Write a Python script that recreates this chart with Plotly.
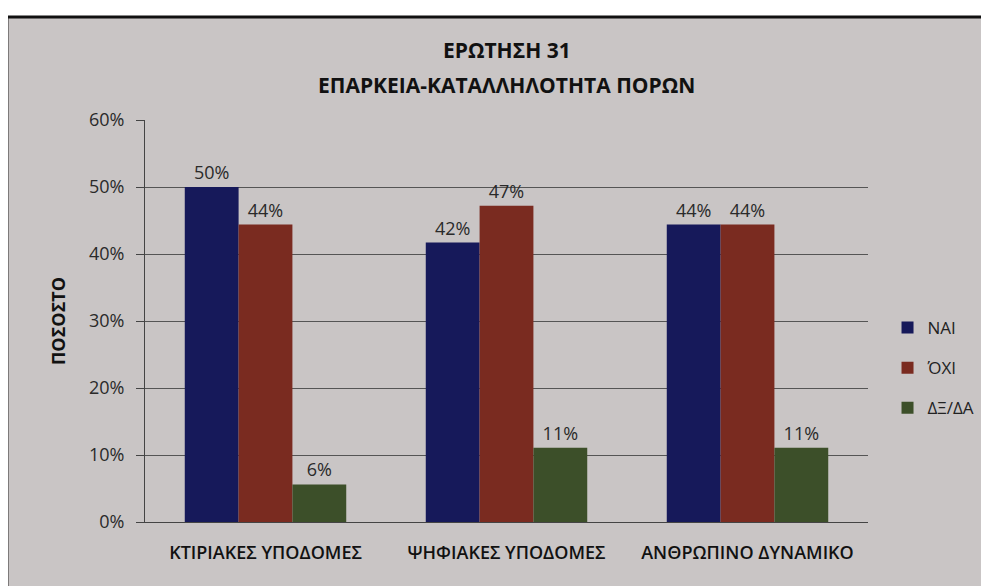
import plotly.graph_objects as go

categories = ["ΚΤΙΡΙΑΚΕΣ ΥΠΟΔΟΜΕΣ", "ΨΗΦΙΑΚΕΣ ΥΠΟΔΟΜΕΣ", "ΑΝΘΡΩΠΙΝΟ ΔΥΝΑΜΙΚΟ"]
nai = [50.0, 41.7, 44.4]
oxi = [44.4, 47.2, 44.4]
dx_da = [5.6, 11.1, 11.1]

series = [
    ("ΝΑΙ", nai, "#16195a"),
    ("ΌΧΙ", oxi, "#7a2b20"),
    ("ΔΞ/ΔΑ", dx_da, "#3c4f29"),
]

title_lines = ["ΕΡΩΤΗΣΗ 31", "ΕΠΑΡΚΕΙΑ-ΚΑΤΑΛΛΗΛΟΤΗΤΑ ΠΟΡΩΝ"]

FONT = "Open Sans, DejaVu Sans, sans-serif"

fig = go.Figure()
for i, (name, vals, color) in enumerate(series):
    fig.add_trace(go.Bar(
        x=categories, y=vals, name=name,
        marker=dict(color=color, line=dict(width=0)),
        texttemplate="%{y:.0f}%", textposition="outside",
        textfont=dict(size=18, color="#2a2a2a", family=FONT),
        cliponaxis=False,
        legendgroup=str(i),
    ))

# outer chart frame (grey page with black border)
fig.add_shape(type="rect", xref="paper", yref="paper",
              x0=-0.191, x1=1.18, y0=-0.19, y1=1.256,
              fillcolor="#c9c5c5", line=dict(color="#111111", width=3),
              layer="below")

# two-line title
for txt, ypos in zip(title_lines, [1.174, 1.087]):
    fig.add_annotation(text="<b>%s</b>" % txt, xref="paper", yref="paper",
                       x=0.5, y=ypos, xanchor="center", yanchor="middle",
                       showarrow=False,
                       font=dict(size=21, family=FONT, color="#111111"))

fig.update_layout(
    width=989, height=586,
    margin=dict(l=137, r=129, t=112, b=72),
    paper_bgcolor="white",
    plot_bgcolor="rgba(0,0,0,0)",
    barmode="group",
    bargap=0.33, bargroupgap=0,
    font=dict(family=FONT, color="#222222"),
    legend=dict(
        x=1.027, y=0.383, xanchor="left", yanchor="middle",
        font=dict(size=17, family=FONT, color="#222222"),
        bgcolor="rgba(0,0,0,0)", tracegroupgap=15,
        itemwidth=30,
    ),
    showlegend=True,
)

fig.update_yaxes(
    range=[0, 60], dtick=10, ticksuffix="%",
    showgrid=True, gridcolor="#555555", gridwidth=1,
    showline=True, linecolor="#444444", linewidth=1,
    ticks="outside", ticklen=8, tickcolor="#444444",
    ticklabelstandoff=8,
    tickfont=dict(size=18, family=FONT, color="#2a2a2a"),
    title=dict(text="<b>ΠΟΣΟΣΤΟ</b>", font=dict(size=18, family=FONT, color="#111111"), standoff=18),
    zeroline=False,
)
fig.update_xaxes(
    showline=True, linecolor="#444444", linewidth=1,
    ticks="", ticklabelstandoff=14,
    tickfont=dict(size=18, family=FONT, color="#111111", weight=600),
)

fig.write_html("out.html")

▶ [WHAT TO WORK ON] Leave out any pictures and return exactly the lines from the beginning of the data through the line with "dx_da = [5.6, 11.1, 11.1]", inclusive.

▶ [EXERCISE SOLUTION]
Write a Python script that recreates this chart with Plotly.
import plotly.graph_objects as go

categories = ["ΚΤΙΡΙΑΚΕΣ ΥΠΟΔΟΜΕΣ", "ΨΗΦΙΑΚΕΣ ΥΠΟΔΟΜΕΣ", "ΑΝΘΡΩΠΙΝΟ ΔΥΝΑΜΙΚΟ"]
nai = [50.0, 41.7, 44.4]
oxi = [44.4, 47.2, 44.4]
dx_da = [5.6, 11.1, 11.1]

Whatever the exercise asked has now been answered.